UN wants to be an honest broker in Venezuela
The United Nations will not join any the various international initiatives now in progress to resolve the crisis in Venezuela, Secretary-General Antonio Guterres said Monday.
“The UN secretariat has decided not to be part of any of these groups in order to give credibility to our continued offer of good offices to the parties to be able at their request to help find a political solution,” he told reporters.
Guterres met here last week with diplomats from Mexico and Uruguay about efforts to mediate between Venezuelan President Nicolas Maduro and National Assembly speaker Juan Guaido, who has proclaimed himself acting head of state.
An international contact group comprising the European Union and eight of its member-states along with Bolivia, Costa Rica, Ecuador and Uruguay is due to have its first conference Thursday in Montevideo
Organizers had hoped that Guterres would attend.
The secretary-general said Monday that while he has been in contact with all of the nations involved in the Venezuela situation, the UN must strive to be seen by all parties as a honest broker.
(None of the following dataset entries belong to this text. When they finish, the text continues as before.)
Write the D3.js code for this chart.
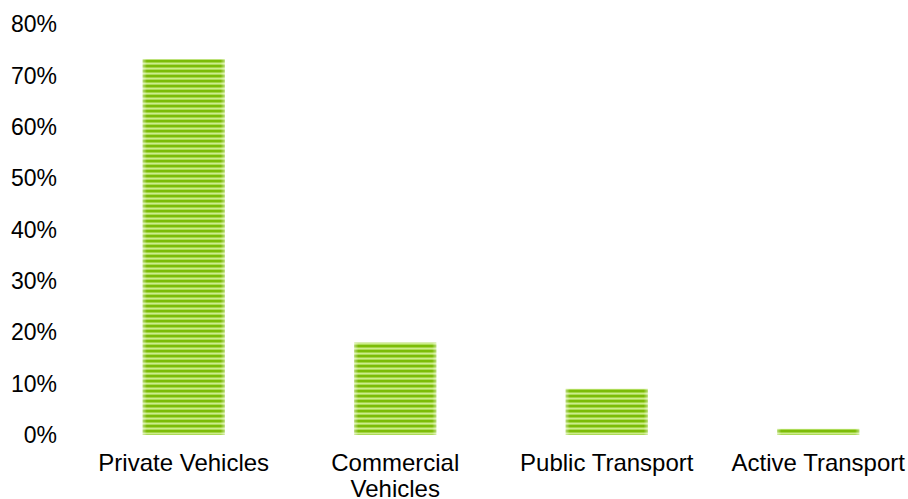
<!DOCTYPE html>
<html>
<head>
<meta charset="utf-8">
<script src="https://cdn.jsdelivr.net/npm/d3@7"></script>
<style>
  body { margin: 0; background: #fff; }
  text { font-family: Arial, "Liberation Sans", sans-serif; fill: #000; }
</style>
</head>
<body>
<div id="chart"></div>
<script>
// data
var categories = ["Private Vehicles", "Commercial Vehicles", "Public Transport", "Active Transport"];
var shares = [0.732, 0.18, 0.09, 0.012];
var yTicks = [0, 0.1, 0.2, 0.3, 0.4, 0.5, 0.6, 0.7, 0.8];

var width = 908,
    height = 499,
    fontSize = 23;

var data = categories.map(function (c, i) { return {key: c, value: shares[i]}; });

var svg = d3.select("#chart").append("svg")
    .attr("width", width)
    .attr("height", height);

var defs = svg.append("defs");

// horizontal stripes like the original fill
var pat = defs.append("pattern")
    .attr("id", "stripes")
    .attr("patternUnits", "userSpaceOnUse")
    .attr("width", 10)
    .attr("height", 5);
pat.append("rect").attr("width", 10).attr("height", 5).attr("fill", "#cdec8c");
pat.append("rect").attr("y", 0).attr("width", 10).attr("height", 2).attr("fill", "#7cbc08");
pat.append("rect").attr("y", 2).attr("width", 10).attr("height", 1).attr("fill", "#a4d545");
pat.append("rect").attr("y", 4).attr("width", 10).attr("height", 1).attr("fill", "#addb58");

// soft lighter edges left/right
var grad = defs.append("linearGradient")
    .attr("id", "edges")
    .attr("x1", "0").attr("x2", "1").attr("y1", "0").attr("y2", "0");
grad.append("stop").attr("offset", "0%").attr("stop-color", "#fff").attr("stop-opacity", 0.45);
grad.append("stop").attr("offset", "5%").attr("stop-color", "#fff").attr("stop-opacity", 0);
grad.append("stop").attr("offset", "95%").attr("stop-color", "#fff").attr("stop-opacity", 0);
grad.append("stop").attr("offset", "100%").attr("stop-color", "#fff").attr("stop-opacity", 0.45);

var xScale = d3.scaleBand()
    .domain(categories)
    .range([78, 924])
    .paddingInner(0.612)
    .paddingOuter(0.306);

var yScale = d3.scaleLinear()
    .domain([0, 0.8])
    .range([435, 24.3]);

// y axis: labels only
var yAxis = svg.append("g")
    .attr("class", "y axis")
    .attr("transform", "translate(57,0)")
    .call(d3.axisLeft(yScale).tickValues(yTicks).tickFormat(d3.format(".0%")).tickSize(0).tickPadding(0));
yAxis.select(".domain").remove();
yAxis.selectAll("text")
    .attr("font-size", fontSize)
    .attr("font-family", "Arial, 'Liberation Sans', sans-serif")
    .attr("fill", "#000");

// bars
var bars = svg.append("g").selectAll(".bar")
    .data(data)
  .enter();

bars.append("rect")
    .attr("class", "bar")
    .attr("x", function (d) { return xScale(d.key); })
    .attr("y", function (d) { return yScale(d.value); })
    .attr("width", xScale.bandwidth())
    .attr("height", function (d) { return yScale(0) - yScale(d.value); })
    .attr("fill", "url(#stripes)");

bars.append("rect")
    .attr("x", function (d) { return xScale(d.key); })
    .attr("y", function (d) { return yScale(d.value); })
    .attr("width", xScale.bandwidth())
    .attr("height", function (d) { return yScale(0) - yScale(d.value); })
    .attr("fill", "url(#edges)");

// x labels, wrapped where the original wraps
var xLabels = svg.append("g").selectAll(".xlabel")
    .data(data)
  .enter().append("text")
    .attr("class", "xlabel")
    .attr("text-anchor", "middle")
    .attr("font-size", 24)
    .attr("x", function (d) { return xScale(d.key) + xScale.bandwidth() / 2; })
    .attr("y", 471);

xLabels.each(function (d) {
  var t = d3.select(this);
  var lines = d.key === "Commercial Vehicles" ? ["Commercial", "Vehicles"] : [d.key];
  lines.forEach(function (l, i) {
    t.append("tspan")
      .attr("x", xScale(d.key) + xScale.bandwidth() / 2)
      .attr("dy", i === 0 ? 0 : 26)
      .text(l);
  });
});
</script>
</body>
</html>
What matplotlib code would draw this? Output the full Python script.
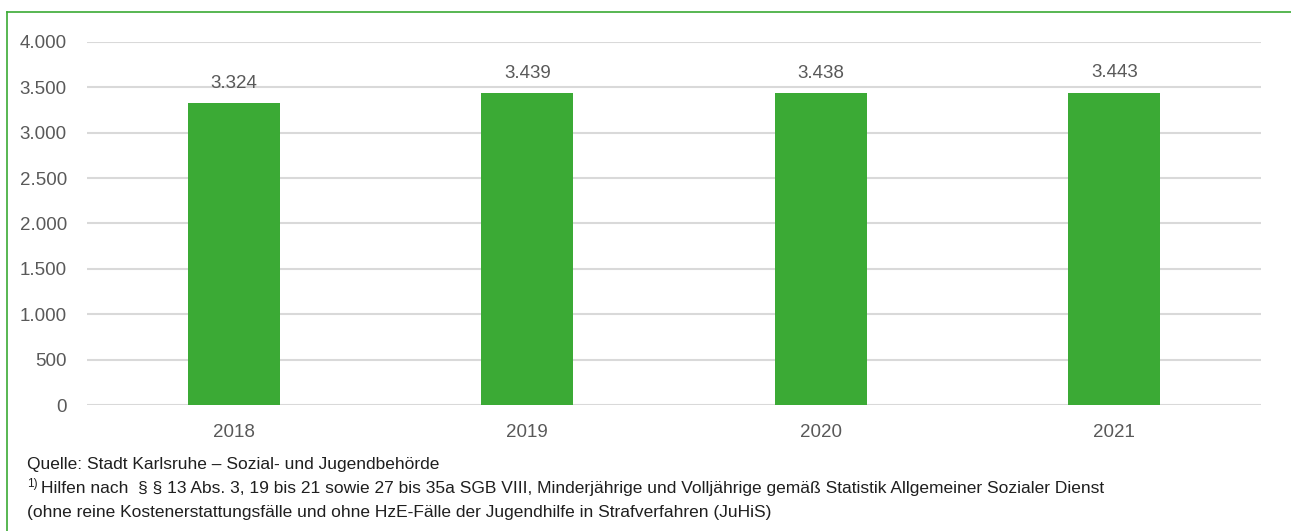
import matplotlib
matplotlib.use("Agg")
import matplotlib.pyplot as plt
from matplotlib.lines import Line2D
from matplotlib.ticker import FuncFormatter

years = ["2018", "2019", "2020", "2021"]
values = [3324, 3439, 3438, 3443]
y_ticks = [0, 500, 1000, 1500, 2000, 2500, 3000, 3500, 4000]

plt.rcParams['font.family'] = ['Liberation Sans', 'DejaVu Sans']

GREEN = "#3BAA35"
TEXT = "#595959"
GRID = "#D9D9D9"

fig = plt.figure(figsize=(12.91, 5.31), dpi=100)
W, H = 1291, 531
ax = fig.add_axes([87 / W, 1 - 405 / H, (1261 - 87) / W, (405 - 42) / H])

x = range(len(years))
bars = ax.bar(x, values, width=0.313, color=GREEN, zorder=3)
ax.set_xlim(-0.5, len(years) - 0.5)
ax.set_ylim(0, 4000)
ax.set_yticks(y_ticks)
ax.yaxis.set_major_formatter(FuncFormatter(lambda v, p: f"{int(v):,}".replace(",", ".")))
ax.set_xticks(list(x))
ax.set_xticklabels(years)
ax.grid(axis='y', color=GRID, linewidth=1.5, zorder=0)
for s in ax.spines.values():
    s.set_visible(False)
ax.tick_params(axis='both', length=0, labelsize=13.5, labelcolor=TEXT)
ax.tick_params(axis='y', pad=14.5)
ax.tick_params(axis='x', pad=14)

for b, v in zip(bars, values):
    ax.annotate(f"{v:,}".replace(",", "."), (b.get_x() + b.get_width() / 2, v),
                xytext=(0, 8), textcoords="offset points", ha="center", va="bottom",
                fontsize=13.5, color=TEXT)

# frame lines (top and left)
fig.add_artist(Line2D([7 / W, 1], [1 - 12 / H, 1 - 12 / H], color=GREEN, linewidth=1.2, transform=fig.transFigure))
fig.add_artist(Line2D([7 / W, 7 / W], [0, 1 - 12 / H], color=GREEN, linewidth=1.2, transform=fig.transFigure))

fs = 12.5
FC = "#1f1f1f"
fig.text(27 / W, 1 - 465 / H, "Quelle: Stadt Karlsruhe – Sozial- und Jugendbehörde", fontsize=fs, color=FC, va="center")
fig.text(27 / W, 1 - 484 / H, "1)", fontsize=8.5, color=FC, va="center")
fig.text(41 / W, 1 - 489 / H, "Hilfen nach  § § 13 Abs. 3, 19 bis 21 sowie 27 bis 35a SGB VIII, Minderjährige und Volljährige gemäß Statistik Allgemeiner Sozialer Dienst",
         fontsize=fs, color=FC, va="center")
fig.text(27 / W, 1 - 513 / H, "(ohne reine Kostenerstattungsfälle und ohne HzE-Fälle der Jugendhilfe in Strafverfahren (JuHiS)",
         fontsize=fs, color=FC, va="center")

fig.savefig("out.png", dpi=100)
The world body has maintained that stance since Guaido’s Jan. 23 statement designating himself as acting president, insisting that it is not the UN’s place to recognize or disqualify heads of state.
The UN continues to work with the Maduro government in implementing humanitarian and development programs in Venezuela.
Taking a similar position, the International Red Cross has said that it will not take part in any attempts to deliver humanitarian aid to Venezuela without the approval of the existing government.
The United States and its Latin American allies moved quickly to recognize Guaido’s claim to the presidency and were joined Monday by Spain, France, the United Kingdom, Germany, Sweden, Austria, Portugal and Denmark.
Those nations - all but Denmark are part of the contact group - had given Maduro until Monday to agree to call snap elections.
Maduro won a second term in last May’s presidential balloting by a wide margin, but much of the opposition boycotted the process and rejected the result as illegitimate, supported by the same foreign governments that now embrace Guaido.
The opposition consider Maduro - the successor to firebrand leftist leader Hugo Chavez , who ruled Venezuela from 1999 until his death in 2013 - to be a usurper.
While the European Parliament voted last week to recognize Guaido, the EU’s executive arm organized the contact group as a way of resolving the crisis.
Russia, China, Iran, Turkey, Bolivia and Nicaragua support Maduro.